The government has constituted a committee under the chairmanship of former petroleum secretary Vijay Kelkar to go into the issue of financial restructuring of Air India.

The committee, which is due to submit its report within three months, will also study the issue of merger of Indian Airlines and Air India.

The new committee is expected to come out with a comprehensive package to help the airline fund its expansion plans and infuse a more productivity-oriented culture into the national flag carrier.
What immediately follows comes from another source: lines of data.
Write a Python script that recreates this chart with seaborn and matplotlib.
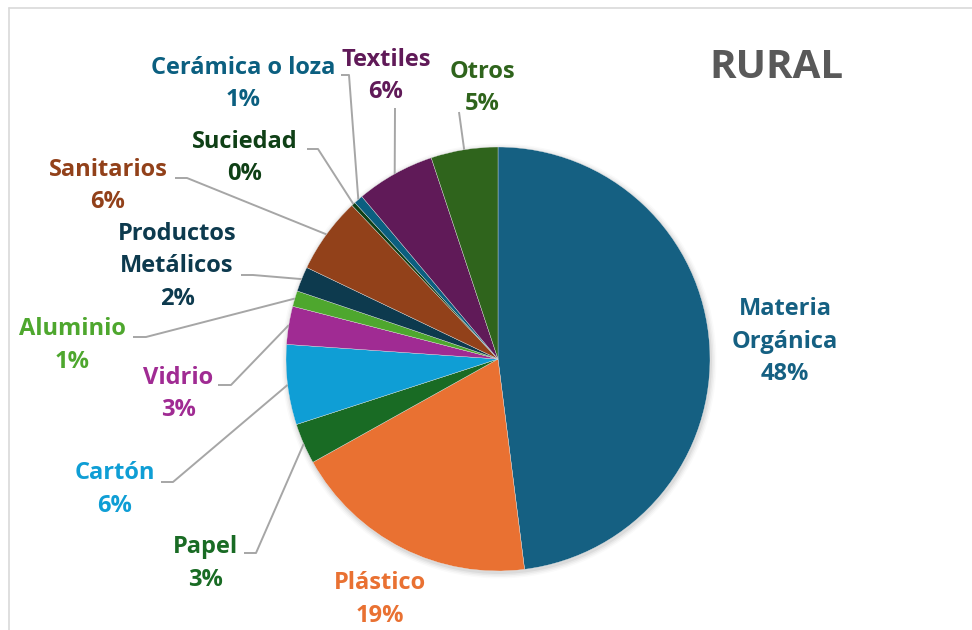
import numpy as np
import matplotlib
matplotlib.use("Agg")
import matplotlib.pyplot as plt
from matplotlib.patches import Circle
import seaborn as sns

# Waste composition, rural zone (% of total weight)
categories = ["Materia Orgánica", "Plástico", "Papel", "Cartón", "Vidrio", "Aluminio",
              "Productos Metálicos", "Sanitarios", "Suciedad", "Cerámica o loza",
              "Textiles", "Otros"]
shares = [48.0, 18.9, 3.1, 6.1, 2.9, 1.2, 1.9, 5.8, 0.3, 0.7, 6.0, 5.1]
slice_colors = ["#156082", "#E97132", "#196B24", "#0F9ED5", "#A02B93", "#4EA72E",
                "#0D3A4E", "#92411A", "#0F4016", "#0B5F80", "#601A58", "#2F641C"]
title = "RURAL"

sns.set_theme(style="white")
plt.rcParams["font.family"] = ["Open Sans", "DejaVu Sans"]

W, H = 972, 630
fig = plt.figure(figsize=(W / 100, H / 100), dpi=100)
ax = fig.add_axes([0, 0, 1, 1])
ax.set_xlim(0, W)
ax.set_ylim(0, H)
ax.set_aspect("equal")
ax.axis("off")


def Y(y):
    return H - y


palette = sns.color_palette(slice_colors)
cx, cy, R = 498, Y(359), 212

# soft drop shadow under the pie
for k, a in enumerate([0.05, 0.04, 0.03, 0.02]):
    ax.add_patch(Circle((cx + 1, cy - 2), R + 1 + 1.5 * k, color="black", alpha=a, lw=0, zorder=1))

wedges, _ = ax.pie(shares, colors=palette, startangle=90, counterclock=False,
                   center=(cx, cy), radius=R, frame=True,
                   wedgeprops=dict(linewidth=0.25, edgecolor="#e8e8e8"))
for w in wedges:
    w.set_zorder(2)
ax.set_xlim(0, W)
ax.set_ylim(0, H)
ax.axis("off")

# label layout: text centre (x, first line y), leader start, optional knee
layout = {
    "Materia Orgánica":    dict(xy=(785, 309), lines=["Materia", "Orgánica"], lead=None),
    "Plástico":            dict(xy=(380, 583), lines=["Plástico"], lead=None),
    "Papel":               dict(xy=(205, 547), lines=["Papel"], lead=[(244, 553), (256, 553)]),
    "Cartón":              dict(xy=(115, 473), lines=["Cartón"], lead=[(161, 482), (173, 482)]),
    "Vidrio":              dict(xy=(178, 378), lines=["Vidrio"], lead=[(218, 385), (231, 385)]),
    "Aluminio":            dict(xy=(72, 329), lines=["Aluminio"], lead=[(133, 337), (146, 337)]),
    "Productos Metálicos": dict(xy=(177, 234), lines=["Productos", "Metálicos"], lead=[(241, 275), (253, 275)]),
    "Sanitarios":          dict(xy=(108, 170), lines=["Sanitarios"], lead=[(175, 178), (187, 178)]),
    "Suciedad":            dict(xy=(245, 142), lines=["Suciedad"], lead=[(307, 149), (318, 149)]),
    "Cerámica o loza":     dict(xy=(243, 68), lines=["Cerámica o loza"], lead=[(341, 75), (349, 75)]),
    "Textiles":            dict(xy=(386, 60), lines=["Textiles"], lead=[(395, 108)]),
    "Otros":               dict(xy=(482, 72), lines=["Otros"], lead=[(459, 112)]),
}

line_gap = 32.5
fs = 17
for name, val, col, w in zip(categories, shares, palette, wedges):
    spec = layout[name]
    x0, y0 = spec["xy"]
    text_lines = spec["lines"] + [f"{val:.0f}%"]
    for i, t in enumerate(text_lines):
        ax.text(x0, Y(y0 + i * line_gap), t, ha="center", va="center",
                fontsize=fs, fontweight="bold", color=col, zorder=5)
    if spec["lead"]:
        mid = np.deg2rad((w.theta1 + w.theta2) / 2)
        edge = (cx + R * np.cos(mid), cy + R * np.sin(mid))
        pts = [(px, Y(py)) for px, py in spec["lead"]] + [edge]
        xs, ys = zip(*pts)
        ax.plot(xs, ys, color="#A6A6A6", lw=1.4, zorder=3, solid_capstyle="butt")

ax.text(776, Y(68), title, ha="center", va="center", fontsize=29,
        fontweight="bold", color="#595959")

# chart area border
ax.plot([9, W], [Y(8), Y(8)], color="#D9D9D9", lw=1.2, zorder=0)
ax.plot([9, 9], [Y(8), 0], color="#D9D9D9", lw=1.2, zorder=0)

fig.savefig("out.png", dpi=100, facecolor="white")
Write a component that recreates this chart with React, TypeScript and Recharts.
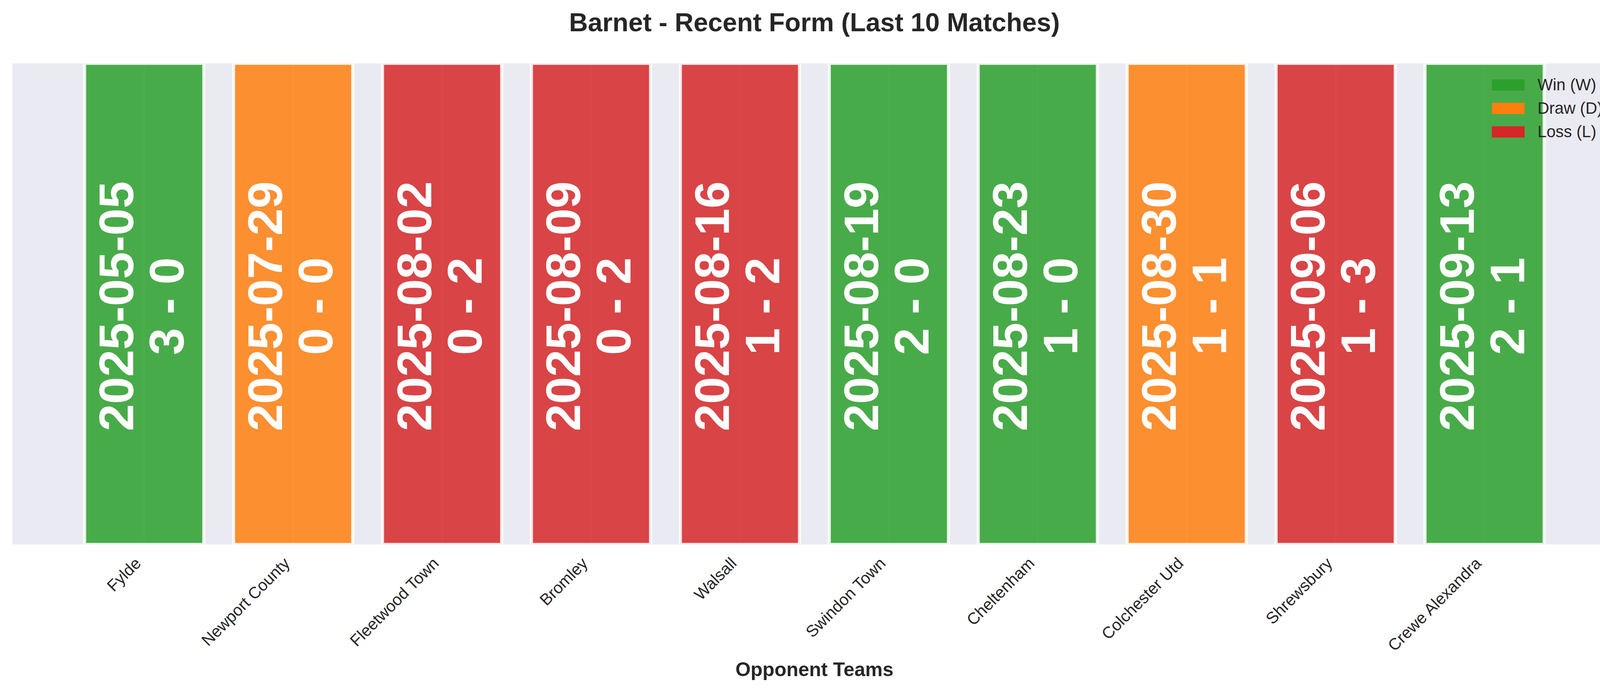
import React from 'react';
import { BarChart, Bar, XAxis, YAxis, CartesianGrid, Cell, LabelList, Legend, Customized } from 'recharts';

const teams = ['Fylde', 'Newport County', 'Fleetwood Town', 'Bromley', 'Walsall', 'Swindon Town', 'Cheltenham', 'Colchester Utd', 'Shrewsbury', 'Crewe Alexandra'];
const dates = ['2025-05-05', '2025-07-29', '2025-08-02', '2025-08-09', '2025-08-16', '2025-08-19', '2025-08-23', '2025-08-30', '2025-09-06', '2025-09-13'];
const scores = ['3 - 0', '0 - 0', '0 - 2', '0 - 2', '1 - 2', '2 - 0', '1 - 0', '1 - 1', '1 - 3', '2 - 1'];
const results = ['W', 'D', 'L', 'L', 'L', 'W', 'W', 'D', 'L', 'W'];
const barValues = [1, 1, 1, 1, 1, 1, 1, 1, 1, 1];

const resultColors: Record<string, string> = { W: '#2ca02c', D: '#ff7f0e', L: '#d62728' };
const legendItems = [
  { key: 'W', label: 'Win (W)' },
  { key: 'D', label: 'Draw (D)' },
  { key: 'L', label: 'Loss (L)' },
];

const data = teams.map((t, i) => ({ x: i, team: t, value: barValues[i], date: dates[i], score: scores[i], result: results[i] }));

const W = 4170;
const H = 1768;
const FONT = '"Liberation Sans", Arial, sans-serif';
const TEXT = '#262626';
const M_LEFT = 30;
const M_RIGHT = 30;
const M_TOP = 162;
const PLOT_BOTTOM = 1393;
const DOMAIN: [number, number] = [-0.89, 9.89];
const pxPerUnit = (W - M_LEFT - M_RIGHT) / (DOMAIN[1] - DOMAIN[0]);
const BAR_SIZE = Math.round(0.8 * pxPerUnit);

const TeamTick = (props: any) => {
  const { x, y, payload } = props;
  const ax = x - 6;
  const ay = y + 51;
  return (
    <text x={ax} y={ay} transform={`rotate(-45, ${ax}, ${ay})`} textAnchor="end" fontSize={41.7} fontFamily={FONT} fill={TEXT}>
      {teams[payload.value]}
    </text>
  );
};

const InBarLabel = (props: any) => {
  const { x, y, width, height, index } = props;
  const cx = x + width / 2;
  const cy = y + height / 2;
  return (
    <text transform={`rotate(-90, ${cx}, ${cy})`} textAnchor="middle" fontSize={125} fontWeight="bold" fontFamily={FONT} fill="#ffffff">
      <tspan x={cx - 6} y={cy - 28}>{dates[index]}</tspan>
      <tspan x={cx - 6} y={cy + 101}>{scores[index]}</tspan>
    </text>
  );
};

const LegendContent = () => (
  <div style={{ fontFamily: FONT, fontSize: 41.7, color: TEXT }}>
    {legendItems.map((it) => (
      <div key={it.key} style={{ height: 60, display: 'flex', alignItems: 'center', whiteSpace: 'nowrap' }}>
        <div style={{ width: 84, height: 29, background: resultColors[it.key], marginRight: 33 }} />
        <span style={{ lineHeight: '60px' }}>{it.label}</span>
      </div>
    ))}
  </div>
);

const Title = () => (
  <text x={W / 2} y={80} textAnchor="middle" fontSize={66.7} fontWeight="bold" fontFamily={FONT} fill={TEXT}>
    Barnet - Recent Form (Last 10 Matches)
  </text>
);

export default function App() {
  return (
    <div style={{ position: 'absolute', left: 0, top: 0, width: W, height: H, background: '#ffffff' }}>
      <BarChart width={W} height={H} data={data} margin={{ top: M_TOP, right: M_RIGHT, left: M_LEFT, bottom: 0 }}>
        <CartesianGrid horizontal={false} vertical={true} stroke="#ffffff" strokeWidth={4} fill="#EAEAF2" fillOpacity={1} />
        <XAxis
          dataKey="x"
          type="number"
          domain={DOMAIN}
          ticks={[0, 1, 2, 3, 4, 5, 6, 7, 8, 9]}
          allowDataOverflow
          axisLine={false}
          tickLine={false}
          tickSize={0}
          tickMargin={0}
          height={H - PLOT_BOTTOM}
          interval={0}
          tick={<TeamTick />}
          label={{ value: 'Opponent Teams', position: 'insideBottom', offset: 38, fontSize: 50, fontWeight: 'bold', fontFamily: FONT, fill: TEXT }}
        />
        <YAxis hide type="number" domain={[0, 1]} width={0} />
        <Legend
          layout="vertical"
          align="center"
          verticalAlign="middle"
          content={<LegendContent />}
          wrapperStyle={{ position: 'absolute', left: 3819, top: 187, width: 320, height: 180 }}
        />
        <Bar dataKey="value" barSize={BAR_SIZE} isAnimationActive={false}>
          {data.map((d, i) => (
            <Cell key={i} fill={resultColors[d.result]} fillOpacity={0.85} stroke="#ffffff" strokeWidth={8} strokeOpacity={0.85} />
          ))}
          <LabelList dataKey="value" content={<InBarLabel />} />
        </Bar>
        <Customized component={<Title />} />
      </BarChart>
    </div>
  );
}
A code-sharing agreement has already been put in place between the two airlines as a precursor to the merger. Both the national carriers have been given five months to make arrangements to load a standard code-share reservations package onto their system to enable efficient access, reservations and passenger convenience.

 

Earlier, noted economist Kelkar, who has recently been appointed chairman of the Tariff Commission, had been assigned the task of reviving the fortunes of Indian Airlines. The report had recommended a capital injection of Rs 922 crore to turnaround the airline.

The formation of the new committee comes close on the heels of the recent rejection of financial restructuring report prepared by I-Sec which had recommended dilution of governments equity by 50 per cent and raising funds to the tune of Rs 1,000 crore at Rs 72 per share raise to fund the airlines fleet expansion programme.

According to the I-Sec report, proceeds from the equity dilution were to be used to part-finance a Rs 7,518 crore plan that it had drawn up for Air India for the next five years. While Rs 1,098 crore was to be raised through equity sale, another Rs 6,420 crore was earmarked for fresh debt infusion into the airline. The airlines equity base at present is Rs 153.84 crore.

I-Sec had suggested that the medium-capacity long-range (MCLR) fleet consisting of 10 firm offers could be entirely funded out of the public issue. It had also recommended that the airline should take 200-seaters on dry lease.